I’m not a very talkative person, but I still find it difficult to live with self-diagnosed temporomandibular joint disorder (TMJ). Having looked up the symptoms online (hence the ‘self-diagnosed’), I’ve concluded that I only have an acute case of this particular joint disorder. People with TMJ commonly experience mild or chronic inflammation and pain in their jaw, usually characterized by a clicking or popping sound when opening and closing their mouths. That symptom is one I do not carry; however, Wikipedia tells me that I do, otherwise, suffer from this joint disorder.

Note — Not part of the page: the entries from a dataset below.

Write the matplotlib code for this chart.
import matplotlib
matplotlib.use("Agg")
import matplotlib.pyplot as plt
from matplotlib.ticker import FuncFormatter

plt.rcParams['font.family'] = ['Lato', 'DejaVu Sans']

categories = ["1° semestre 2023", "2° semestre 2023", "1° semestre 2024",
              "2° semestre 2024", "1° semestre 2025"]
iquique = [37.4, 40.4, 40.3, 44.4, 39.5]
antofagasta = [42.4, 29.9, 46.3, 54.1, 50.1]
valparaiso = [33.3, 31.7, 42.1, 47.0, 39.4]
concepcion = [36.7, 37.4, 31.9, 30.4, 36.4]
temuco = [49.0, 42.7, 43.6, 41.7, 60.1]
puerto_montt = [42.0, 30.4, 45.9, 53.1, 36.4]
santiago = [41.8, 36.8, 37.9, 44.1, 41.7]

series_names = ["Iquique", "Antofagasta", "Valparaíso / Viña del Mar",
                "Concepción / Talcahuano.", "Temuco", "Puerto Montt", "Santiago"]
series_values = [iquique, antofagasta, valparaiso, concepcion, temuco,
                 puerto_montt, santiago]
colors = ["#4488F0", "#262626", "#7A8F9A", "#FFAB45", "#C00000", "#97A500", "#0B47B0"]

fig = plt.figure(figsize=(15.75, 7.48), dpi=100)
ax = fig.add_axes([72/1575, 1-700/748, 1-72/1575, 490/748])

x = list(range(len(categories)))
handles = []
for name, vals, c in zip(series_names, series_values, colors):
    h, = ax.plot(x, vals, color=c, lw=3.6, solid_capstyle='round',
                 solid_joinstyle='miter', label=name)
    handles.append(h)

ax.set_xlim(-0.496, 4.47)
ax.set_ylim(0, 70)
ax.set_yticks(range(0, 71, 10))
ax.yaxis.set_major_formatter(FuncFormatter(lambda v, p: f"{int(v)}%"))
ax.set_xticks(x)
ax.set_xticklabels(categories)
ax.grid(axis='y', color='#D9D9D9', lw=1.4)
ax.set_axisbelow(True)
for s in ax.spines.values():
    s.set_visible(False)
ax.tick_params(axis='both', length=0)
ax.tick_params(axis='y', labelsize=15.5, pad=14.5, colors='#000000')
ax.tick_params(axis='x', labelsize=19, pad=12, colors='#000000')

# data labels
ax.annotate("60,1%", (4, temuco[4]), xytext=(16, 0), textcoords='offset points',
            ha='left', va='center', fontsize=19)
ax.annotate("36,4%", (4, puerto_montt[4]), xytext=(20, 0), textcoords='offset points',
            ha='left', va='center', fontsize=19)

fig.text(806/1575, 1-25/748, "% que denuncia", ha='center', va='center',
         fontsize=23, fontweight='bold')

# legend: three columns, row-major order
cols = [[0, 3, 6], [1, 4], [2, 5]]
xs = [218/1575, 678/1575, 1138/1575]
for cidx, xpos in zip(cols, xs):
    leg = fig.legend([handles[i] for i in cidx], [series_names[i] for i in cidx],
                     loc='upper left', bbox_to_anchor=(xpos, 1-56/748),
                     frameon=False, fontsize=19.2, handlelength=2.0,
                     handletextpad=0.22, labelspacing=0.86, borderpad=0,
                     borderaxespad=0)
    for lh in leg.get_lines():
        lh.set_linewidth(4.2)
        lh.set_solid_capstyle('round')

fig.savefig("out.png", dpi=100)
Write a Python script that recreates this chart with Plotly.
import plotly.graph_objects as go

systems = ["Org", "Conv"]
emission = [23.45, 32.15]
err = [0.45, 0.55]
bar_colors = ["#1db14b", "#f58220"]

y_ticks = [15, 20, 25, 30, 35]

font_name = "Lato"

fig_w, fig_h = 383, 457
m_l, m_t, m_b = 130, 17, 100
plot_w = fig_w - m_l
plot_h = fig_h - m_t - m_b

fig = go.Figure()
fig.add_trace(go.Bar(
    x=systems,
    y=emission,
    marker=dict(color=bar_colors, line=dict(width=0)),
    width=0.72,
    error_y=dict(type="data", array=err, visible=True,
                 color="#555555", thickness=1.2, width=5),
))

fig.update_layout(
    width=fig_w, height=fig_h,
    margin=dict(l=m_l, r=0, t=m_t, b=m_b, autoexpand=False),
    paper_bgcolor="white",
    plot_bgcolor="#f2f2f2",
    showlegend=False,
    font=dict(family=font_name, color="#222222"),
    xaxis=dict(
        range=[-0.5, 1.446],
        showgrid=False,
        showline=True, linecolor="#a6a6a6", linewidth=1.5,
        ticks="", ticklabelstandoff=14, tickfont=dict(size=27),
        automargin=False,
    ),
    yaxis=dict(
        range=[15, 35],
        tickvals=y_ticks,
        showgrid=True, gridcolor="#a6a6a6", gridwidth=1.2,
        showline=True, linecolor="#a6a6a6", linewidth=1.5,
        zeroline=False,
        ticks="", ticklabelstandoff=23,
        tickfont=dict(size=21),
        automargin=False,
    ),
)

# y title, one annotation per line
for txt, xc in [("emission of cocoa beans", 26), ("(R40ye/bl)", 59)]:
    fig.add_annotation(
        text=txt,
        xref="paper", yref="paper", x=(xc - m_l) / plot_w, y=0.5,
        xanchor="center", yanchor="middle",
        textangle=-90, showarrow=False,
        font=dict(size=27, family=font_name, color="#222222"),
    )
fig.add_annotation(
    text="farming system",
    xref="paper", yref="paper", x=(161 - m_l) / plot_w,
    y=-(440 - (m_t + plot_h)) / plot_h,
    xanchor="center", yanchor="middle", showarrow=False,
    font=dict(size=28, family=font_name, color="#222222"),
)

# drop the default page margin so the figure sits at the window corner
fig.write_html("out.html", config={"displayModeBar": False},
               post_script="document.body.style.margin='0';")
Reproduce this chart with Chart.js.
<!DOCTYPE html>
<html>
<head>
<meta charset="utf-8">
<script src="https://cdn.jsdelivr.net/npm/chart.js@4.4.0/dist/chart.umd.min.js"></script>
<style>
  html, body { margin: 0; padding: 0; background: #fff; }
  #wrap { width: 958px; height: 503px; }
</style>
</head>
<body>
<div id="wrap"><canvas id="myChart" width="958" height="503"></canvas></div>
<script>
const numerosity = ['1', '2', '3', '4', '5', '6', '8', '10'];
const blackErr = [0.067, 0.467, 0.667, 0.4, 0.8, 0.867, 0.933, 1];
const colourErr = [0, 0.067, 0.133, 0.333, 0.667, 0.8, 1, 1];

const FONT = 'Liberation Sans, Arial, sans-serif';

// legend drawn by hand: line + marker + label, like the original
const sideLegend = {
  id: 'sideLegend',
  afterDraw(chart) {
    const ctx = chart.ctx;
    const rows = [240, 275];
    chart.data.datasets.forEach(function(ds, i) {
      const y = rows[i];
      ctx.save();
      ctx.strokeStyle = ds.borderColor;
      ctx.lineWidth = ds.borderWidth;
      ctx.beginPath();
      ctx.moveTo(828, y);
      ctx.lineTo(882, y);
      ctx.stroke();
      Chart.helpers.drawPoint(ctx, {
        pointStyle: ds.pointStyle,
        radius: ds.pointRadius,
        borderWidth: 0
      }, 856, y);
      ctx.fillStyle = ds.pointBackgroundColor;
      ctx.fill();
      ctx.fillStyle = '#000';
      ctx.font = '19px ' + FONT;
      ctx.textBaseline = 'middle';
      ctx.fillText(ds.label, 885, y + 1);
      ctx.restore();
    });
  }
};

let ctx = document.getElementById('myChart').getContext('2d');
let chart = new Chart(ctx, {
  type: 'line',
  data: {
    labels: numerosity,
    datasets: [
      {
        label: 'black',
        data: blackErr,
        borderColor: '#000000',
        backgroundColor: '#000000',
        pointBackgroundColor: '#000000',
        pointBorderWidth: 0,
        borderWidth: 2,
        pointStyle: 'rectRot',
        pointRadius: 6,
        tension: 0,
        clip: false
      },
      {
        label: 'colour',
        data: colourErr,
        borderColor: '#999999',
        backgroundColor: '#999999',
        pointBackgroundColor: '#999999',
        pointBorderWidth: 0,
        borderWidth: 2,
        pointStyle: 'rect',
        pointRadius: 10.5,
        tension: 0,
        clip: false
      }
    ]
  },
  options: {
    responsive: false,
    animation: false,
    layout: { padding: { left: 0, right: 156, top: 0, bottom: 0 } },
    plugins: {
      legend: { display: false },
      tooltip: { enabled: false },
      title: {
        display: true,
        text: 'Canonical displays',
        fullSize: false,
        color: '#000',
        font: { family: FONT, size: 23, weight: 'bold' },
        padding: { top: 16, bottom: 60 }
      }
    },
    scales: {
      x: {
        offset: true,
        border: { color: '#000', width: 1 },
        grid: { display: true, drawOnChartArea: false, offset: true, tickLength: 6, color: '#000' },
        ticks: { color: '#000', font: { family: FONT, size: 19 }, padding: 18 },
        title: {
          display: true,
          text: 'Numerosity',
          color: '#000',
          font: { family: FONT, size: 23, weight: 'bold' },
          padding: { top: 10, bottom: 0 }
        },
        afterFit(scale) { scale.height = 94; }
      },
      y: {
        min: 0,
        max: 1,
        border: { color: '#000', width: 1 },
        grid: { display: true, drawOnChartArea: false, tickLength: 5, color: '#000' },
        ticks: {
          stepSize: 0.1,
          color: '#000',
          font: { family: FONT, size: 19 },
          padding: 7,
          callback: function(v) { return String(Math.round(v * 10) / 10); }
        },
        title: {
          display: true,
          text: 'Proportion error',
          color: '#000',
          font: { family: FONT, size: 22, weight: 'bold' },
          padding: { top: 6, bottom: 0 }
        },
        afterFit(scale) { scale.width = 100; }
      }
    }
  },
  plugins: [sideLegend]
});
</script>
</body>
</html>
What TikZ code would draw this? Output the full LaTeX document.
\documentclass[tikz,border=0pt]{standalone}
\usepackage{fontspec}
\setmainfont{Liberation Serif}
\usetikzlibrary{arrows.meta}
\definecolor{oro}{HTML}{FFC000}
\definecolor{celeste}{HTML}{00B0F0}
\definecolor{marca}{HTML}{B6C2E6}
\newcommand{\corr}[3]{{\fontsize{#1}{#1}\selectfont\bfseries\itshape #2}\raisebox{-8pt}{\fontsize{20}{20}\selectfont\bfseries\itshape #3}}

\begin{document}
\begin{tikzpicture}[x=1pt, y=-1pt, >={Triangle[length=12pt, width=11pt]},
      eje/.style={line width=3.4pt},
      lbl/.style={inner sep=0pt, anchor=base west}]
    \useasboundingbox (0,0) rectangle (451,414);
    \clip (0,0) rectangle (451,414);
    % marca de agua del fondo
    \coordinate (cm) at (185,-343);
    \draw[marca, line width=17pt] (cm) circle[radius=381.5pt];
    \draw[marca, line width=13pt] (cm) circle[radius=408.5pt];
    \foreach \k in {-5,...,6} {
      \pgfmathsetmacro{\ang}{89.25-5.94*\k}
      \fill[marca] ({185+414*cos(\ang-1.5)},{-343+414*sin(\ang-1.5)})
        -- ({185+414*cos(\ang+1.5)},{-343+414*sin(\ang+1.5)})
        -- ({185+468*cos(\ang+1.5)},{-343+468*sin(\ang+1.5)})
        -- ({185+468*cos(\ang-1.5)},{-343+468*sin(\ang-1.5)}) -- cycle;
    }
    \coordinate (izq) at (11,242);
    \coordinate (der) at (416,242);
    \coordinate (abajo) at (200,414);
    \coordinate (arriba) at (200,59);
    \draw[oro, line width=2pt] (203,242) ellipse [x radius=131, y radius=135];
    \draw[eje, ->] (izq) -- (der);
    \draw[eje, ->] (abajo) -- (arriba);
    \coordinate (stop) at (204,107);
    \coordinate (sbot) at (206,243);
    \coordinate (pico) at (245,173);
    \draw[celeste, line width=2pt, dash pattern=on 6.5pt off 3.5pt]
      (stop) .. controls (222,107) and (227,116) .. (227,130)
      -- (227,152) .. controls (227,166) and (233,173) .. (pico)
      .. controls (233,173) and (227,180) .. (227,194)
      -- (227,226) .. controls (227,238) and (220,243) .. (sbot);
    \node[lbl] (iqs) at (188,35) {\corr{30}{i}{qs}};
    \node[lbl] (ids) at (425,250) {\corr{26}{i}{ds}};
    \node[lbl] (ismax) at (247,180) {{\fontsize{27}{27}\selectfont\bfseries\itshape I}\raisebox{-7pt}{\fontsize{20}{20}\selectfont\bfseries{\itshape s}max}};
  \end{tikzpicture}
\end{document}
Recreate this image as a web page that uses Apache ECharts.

Yawning, chewing, sometimes talking, sometimes GOING TO SLEEP hurts. I’m not too hard to please, but I am a girl who very much enjoys her cereal in the morning and at all other times of the day. And when I can’t open wide enough to fit a spoonful of Cap’n Crunch in my mouth, I become very upset.
My last cleaning at the dentist was lots of fun, too. “Open wide,” was the catchphrase of the day, and I had to sell my soul just to acquire the ability to unhinge my jaw for the hygienist. And of course I had to take those annual x-rays where they stick that huge bar in your mouth and have you bite down on it until they take the picture (and of course something was wrong with the machine where I was left biting down for longer than necessary while she fixed the problem).
I withhold my pain from these people though because I fear surgery more than dealing with a joint disorder.
Thus, I find myself complaining a lot (like right now) with no intention of fixing the problem. Others tell me I don’t actually have TMJ, but I have almost all of the Wiki-symptoms. It’s either TMJ or Hypochondriasis, where one is preoccupied with fear of having a serious illness or disease and misinterprets bodily symptoms.
But I’m not preoccupied. I just want to eat cereal in peace.